FOREWARNED. Rico was apparently forewarned and knew the people who were after him. In at least two broadcast clips Explainer listened to Friday, January 21, he talked about the threat, saying his enemies "can penetrate us here." But if they, in his words, "surveillance us, we also surveillance them." He said he is not rich (financially) but "I am rich in connections."

He also read a letter from the Carpio Duterte law firm in Cebu informing the Bureau of Customs that a person was posing to BOC officials as a close friend/associate of Davao City Mayor Sara Duterte-Carpio, suggesting that the person had something to do with the smuggling.

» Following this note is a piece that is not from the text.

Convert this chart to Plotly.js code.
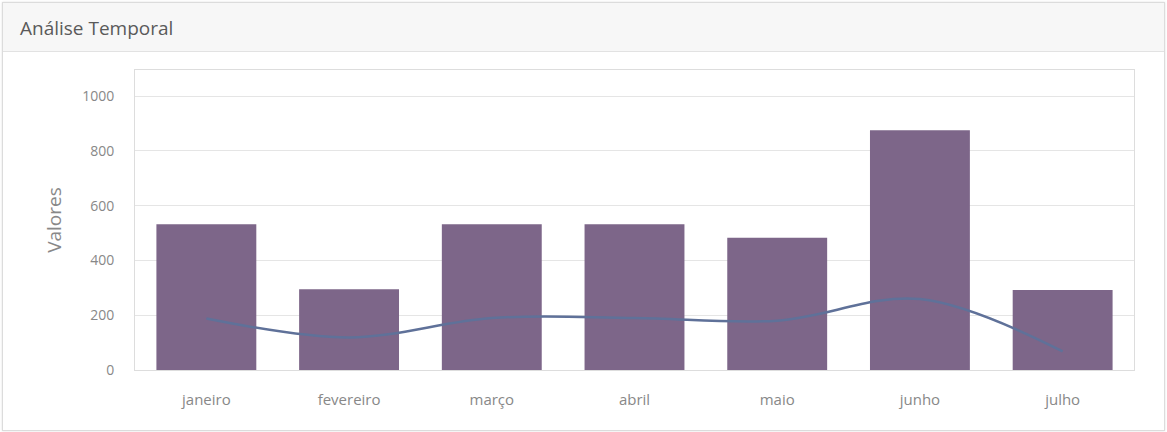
<!DOCTYPE html>
<html>
<head>
<meta charset="utf-8">
<script src="https://cdn.plot.ly/plotly-3.0.1.min.js"></script>
<style>
  html, body { margin: 0; padding: 0; background: #ffffff; }
  #panel { position: absolute; left: 2px; top: 2px; width: 1161px; height: 427px;
           border: 1px solid #dcdcdc; box-shadow: 0 0 2px rgba(0,0,0,0.12); background: #fff; }
  #header { background: #f7f7f7; border-bottom: 1px solid #e2e2e2;
            font-family: 'Open Sans', sans-serif; font-size: 19px; color: #5a5a5a;
            line-height: 50px; padding-left: 17px; box-sizing: border-box; height: 49px; }
  #chart { position: absolute; left: 0; top: 49px; width: 1161px; height: 378px; }
</style>
</head>
<body>
<div id="panel">
  <div id="header">Análise Temporal</div>
  <div id="chart"></div>
</div>
<script>
const categories = ['janeiro', 'fevereiro', 'março', 'abril', 'maio', 'junho', 'julho'];
const barValues = [532, 295, 532, 532, 483, 875, 292];
const lineValues = [188, 119, 190, 190, 180, 259, 68];
const yTicks = [0, 200, 400, 600, 800, 1000];

const traces = [
  {
    type: 'bar', x: categories, y: barValues,
    marker: { color: '#7d6689' }, width: 0.7, hoverinfo: 'x+y'
  },
  {
    type: 'scatter', mode: 'lines', x: categories, y: lineValues,
    line: { color: '#5f7199', width: 2.5, shape: 'spline', smoothing: 1 }
  }
];

const layout = {
  width: 1161, height: 378,
  margin: { l: 132, r: 30, t: 18, b: 60 },
  paper_bgcolor: '#ffffff', plot_bgcolor: '#ffffff',
  showlegend: false,
  font: { family: 'Open Sans, sans-serif', color: '#888' },
  xaxis: {
    type: 'category', showgrid: false, zeroline: false,
    showline: true, linecolor: '#dddddd', linewidth: 1, mirror: true,
    ticks: 'outside', ticklen: 16, tickcolor: 'rgba(0,0,0,0)',
    tickfont: { size: 15, color: '#888' }
  },
  yaxis: {
    range: [0, 1095], tickvals: yTicks, ticktext: yTicks.map(String),
    showgrid: true, gridcolor: '#e5e5e5', zeroline: false,
    showline: true, linecolor: '#dddddd', linewidth: 1, mirror: true,
    ticks: 'outside', ticklen: 17, tickcolor: 'rgba(0,0,0,0)',
    tickfont: { size: 14, color: '#888' },
    title: { text: 'Valores', font: { size: 19, color: '#888' }, standoff: 15 }
  },
  bargap: 0.3
};

Plotly.newPlot('chart', traces, layout, { displayModeBar: false, staticPlot: true });
</script>
</body>
</html>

Rico told Explainer he mentioned only the first name of the person but apparently that was enough identification.

Rico said on the air that he would not be stopped and if anything happened to him, his killers are "on the record."

Well, the bullets stopped him, at least for now, and whatever was "on the record" wasn't enough for the police to make any arrest.

NO SUSPECT, NO PERSON OF INTEREST. Even assuming Rico's expose of the smuggling case provided motive for the shooting, police have yet to find evidence that would (a) identify the gunmen and (b) link them to the alleged smugglers.

No evidence yet against that riding-in-tandem killers. Closed-circuit TV cameras or eyewitnesses have yet to lead police to any of the two suspected killers and, after that, the masterminds. At least, not to the knowledge of the public. No police announcement of any breakthrough in the investigation, despite the disclosed prodding of the Presidential Task Force on Media Security (PTFoMS).

Not a suspect, not even a person of interest.

Bigger, more immediate tasks given the police in coping with the pandemic may partly explain the slowdown on the investigation. Police are stumped and they'd rather spend time checking on persons who are out of their residences, defying Cebu City's stay-at-home order, which now carries the threat of arrest and prosecution, and endangering public safety.

In his broadcast last December 14, Rico joked about Odette being the name of a movie porn star. He said he might have a live broadcast from a lunch meeting on the 16th. He did not have that meeting or broadcast. He was dead to the world, not because of Odette but because of the two bullets and the surgeries required to save his life.